Covid-19 impacts California’s solar industry with 15,000 jobs lost


A new survey by the California Solar and Storage Association (CALSSA) has shown that California solar and storage industry has been hit hard by the COVID-19 pandemic forcing hundreds of local businesses to shed or furlough an estimated 15,000 clean energy jobs.

“Our local businesses are suffering greatly due to COVID-19. Unless immediate action is taken, the impacts could harm job growth and slow California’s transition to clean, resilient and reliable energy.”  

Bernadette Del Chiaro, executive director of CALSSA.

The new survey results have shown that 92% of solar and storage businesses are being negatively impacted. Businesses report laying off or furloughing 21% of their employees, indicating a loss of 15,600 solar and storage jobs statewide in the past month and a half. 

The single greatest cause of the struggles is a slowdown in sales activity and customer engagement, which is particularly problematic given that solar and storage work typically ramps up in the spring after the rains pass. There is some indication that customer activity is ready to rebound.

The second greatest challenge, however, came from local government and utility company slowdowns or barriers to solar and storage construction activity.  

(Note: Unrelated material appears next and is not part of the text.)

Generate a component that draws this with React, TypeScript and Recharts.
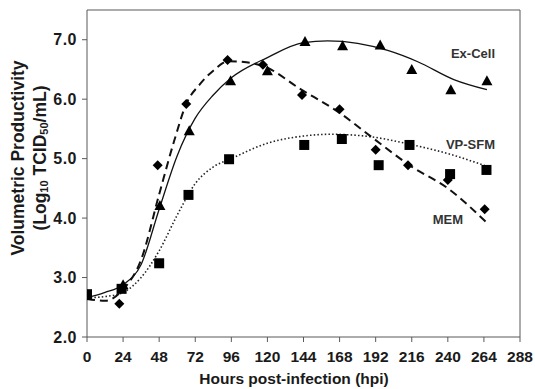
import {
  ComposedChart,
  Line,
  Scatter,
  XAxis,
  YAxis,
  ReferenceLine,
} from 'recharts';

// measured points (hours post-infection, log10 TCID50/mL)
const exCellHours = [0, 24, 48.5, 68, 95.5, 120, 145, 170, 195, 216, 242, 266];
const exCellValues = [2.7, 2.88, 4.21, 5.47, 6.31, 6.48, 6.97, 6.9, 6.91, 6.5, 6.16, 6.31];

const memHours = [0, 21.5, 47, 66, 93.5, 117, 143, 168, 192, 213.5, 240, 264.5];
const memValues = [2.7, 2.56, 4.89, 5.92, 6.66, 6.58, 6.07, 5.83, 5.15, 4.89, 4.64, 4.15];

const vpHours = [0, 23, 48, 67.5, 94.5, 144.5, 169.5, 194, 214.5, 241.5, 265.7];
const vpValues = [2.72, 2.81, 3.24, 4.39, 4.99, 5.23, 5.33, 4.89, 5.23, 4.74, 4.81];

// fitted trend lines
const exCellFitHours = [0, 12, 24, 36, 48, 60, 72, 84, 96, 120, 144, 160, 180, 200, 220, 244, 266];
const exCellFitValues = [2.66, 2.75, 2.88, 3.22, 4.15, 5.05, 5.68, 6.07, 6.36, 6.7, 6.95, 6.98, 6.94, 6.82, 6.63, 6.33, 6.16];

const memFitHours = [0, 12, 24, 36, 48, 58, 66, 75, 84, 94, 106, 117, 142, 168, 190, 215, 240, 266];
const memFitValues = [2.64, 2.61, 2.8, 3.3, 4.4, 5.3, 5.92, 6.25, 6.48, 6.64, 6.62, 6.56, 6.17, 5.77, 5.35, 4.88, 4.5, 3.92];

const vpFitHours = [0, 12, 24, 36, 48, 60, 72, 84, 96, 120, 144, 162, 188, 215, 242, 266];
const vpFitValues = [2.66, 2.68, 2.75, 3.0, 3.45, 4.05, 4.58, 4.86, 5.0, 5.26, 5.38, 5.41, 5.37, 5.24, 5.07, 4.87];

const xTicks = [0, 24, 48, 72, 96, 120, 144, 168, 192, 216, 240, 264, 288];
const yTicks = [2, 3, 4, 5, 6, 7];

const toPoints = (xs: number[], ys: number[]) => xs.map((h, i) => ({ h, v: ys[i] }));

const axisColor = '#595959';
const textColor = '#1a1a1a';
const font = 'Arial, "Liberation Sans", sans-serif';

function Triangle(props: any) {
  const { cx, cy } = props;
  return <path d={`M${cx},${cy - 5.5} L${cx + 5.5},${cy + 4.5} L${cx - 5.5},${cy + 4.5} Z`} fill="#000" />;
}

function Diamond(props: any) {
  const { cx, cy } = props;
  return <path d={`M${cx},${cy - 5} L${cx + 5},${cy} L${cx},${cy + 5} L${cx - 5},${cy} Z`} fill="#000" />;
}

function Square(props: any) {
  const { cx, cy } = props;
  return <rect x={cx - 5} y={cy - 5} width={10} height={10} fill="#000" />;
}

export default function App() {
  const xTickStyle = { fill: textColor, fontSize: 15.5, fontWeight: 700, fontFamily: font };
  const yTickStyle = { fill: textColor, fontSize: 16, fontWeight: 700, fontFamily: font, letterSpacing: 0.5 };

  return (
    <div style={{ position: 'absolute', left: 0, top: 0, width: 535, height: 389, background: '#fff' }}>
      <ComposedChart width={535} height={389} margin={{ top: 10, right: 15, left: 0, bottom: 0 }}>
        <XAxis
          dataKey="h"
          type="number"
          domain={[0, 288]}
          ticks={xTicks}
          interval={0}
          height={52}
          stroke={axisColor}
          tickSize={5}
          tickMargin={9}
          tick={xTickStyle}
          allowDataOverflow
        />
        <YAxis
          dataKey="v"
          type="number"
          domain={[2, 7.5]}
          ticks={yTicks}
          interval={0}
          width={87}
          stroke={axisColor}
          tickSize={5}
          tickMargin={5}
          tick={yTickStyle}
          tickFormatter={(v: number) => v.toFixed(1)}
          allowDataOverflow
        />
        <ReferenceLine y={7.5} stroke={axisColor} />
        <ReferenceLine x={288} stroke={axisColor} />
        <Line
          data={toPoints(vpFitHours, vpFitValues)}
          dataKey="v"
          type="monotone"
          stroke="#222"
          strokeWidth={1.6}
          strokeDasharray="1.5 2.2"
          dot={false}
          isAnimationActive={false}
        />
        <Line
          data={toPoints(memFitHours, memFitValues)}
          dataKey="v"
          type="monotone"
          stroke="#111"
          strokeWidth={2}
          strokeDasharray="8 5"
          dot={false}
          isAnimationActive={false}
        />
        <Line
          data={toPoints(exCellFitHours, exCellFitValues)}
          dataKey="v"
          type="monotone"
          stroke="#111"
          strokeWidth={1.3}
          dot={false}
          isAnimationActive={false}
        />
        <Scatter data={toPoints(memHours, memValues)} dataKey="v" shape={<Diamond />} isAnimationActive={false} />
        <Scatter data={toPoints(exCellHours, exCellValues)} dataKey="v" shape={<Triangle />} isAnimationActive={false} />
        <Scatter data={toPoints(vpHours, vpValues)} dataKey="v" shape={<Square />} isAnimationActive={false} />
      </ComposedChart>
      <svg
        width={535}
        height={389}
        style={{ position: 'absolute', left: 0, top: 0, pointerEvents: 'none' }}
        fontFamily={font}
        fontWeight={700}
        fill={textColor}
      >
        <text x={18} y={158} transform="rotate(-90 18 158)" textAnchor="middle" dominantBaseline="central" fontSize={17.5}>
          Volumetric Productivity
        </text>
        <text x={40} y={158} transform="rotate(-90 40 158)" textAnchor="middle" dominantBaseline="central" fontSize={17.5}>
          (Log<tspan fontSize={11} dy={4}>10</tspan>
          <tspan dy={-4}> TCID</tspan>
          <tspan fontSize={11} dy={4}>50</tspan>
          <tspan dy={-4}>/mL)</tspan>
        </text>
        <text x={294} y={384} textAnchor="middle" fontSize={15.5}>
          Hours post-infection (hpi)
        </text>
        <text x={495} y={58} textAnchor="end" fontSize={13} fill="#333">
          Ex-Cell
        </text>
        <text x={495} y={149} textAnchor="end" fontSize={13} fill="#333">
          VP-SFM
        </text>
        <text x={463} y={224} textAnchor="end" fontSize={13} fill="#333">
          MEM
        </text>
      </svg>
    </div>
  );
}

Despite the impacts quantified in CALSSA’s survey, California’s solar and storage companies reported a pipeline of projects and a general sense of optimism in the future if steps are taken now to support the industry. 

“Local solar and energy storage projects are the most ‘shovel-ready’ investments the state can make to put people back to work and help grow our economy around clean energy. Our projects take anywhere from a few days to a few months to complete, can be done safely outdoors, and have the added value of making our communities more resilient to future disasters.” 

CALSSA recommended a list of actions government can take to help put the solar and storage industry back to work including:

  • California should set a goal of building a million solar-charged batteries. Similar to when California set a goal of building a million solar roofs, significant economic activity, job growth and consumer engagement would follow from the state’s direct engagement and the resulting policies designed to achieve the goal. 
  • California should ensure local building departments have the resources they need to adopt online permitting portals and no-touch inspection practices. Many local governments have made great strides in online permitting to protect public health during the COVID-19 crisis. They can solidify this approach and expand on it by adopting the National Renewable Energy Lab’s SolarAPP, an advanced system that creates government efficiency in permitting.
  • California should undertake a massive investment in clean energy infrastructure to boost the economy while making advancements to decarbonize our energy system and provide greater community-level resiliency. This could be funded through a combination of bond financing, tax credits, and program outlays. 
  • Congress should provide direct payments of tax credits for the next 18 months and extend the safe harbor provisions and commence construction deadlines at credit levels currently in place for clean energy projects. These measures will keep projects moving and ensure companies do not lose a productive year as credits decline.
  • California should protect solar and storage investments from unnecessary taxes at the local level.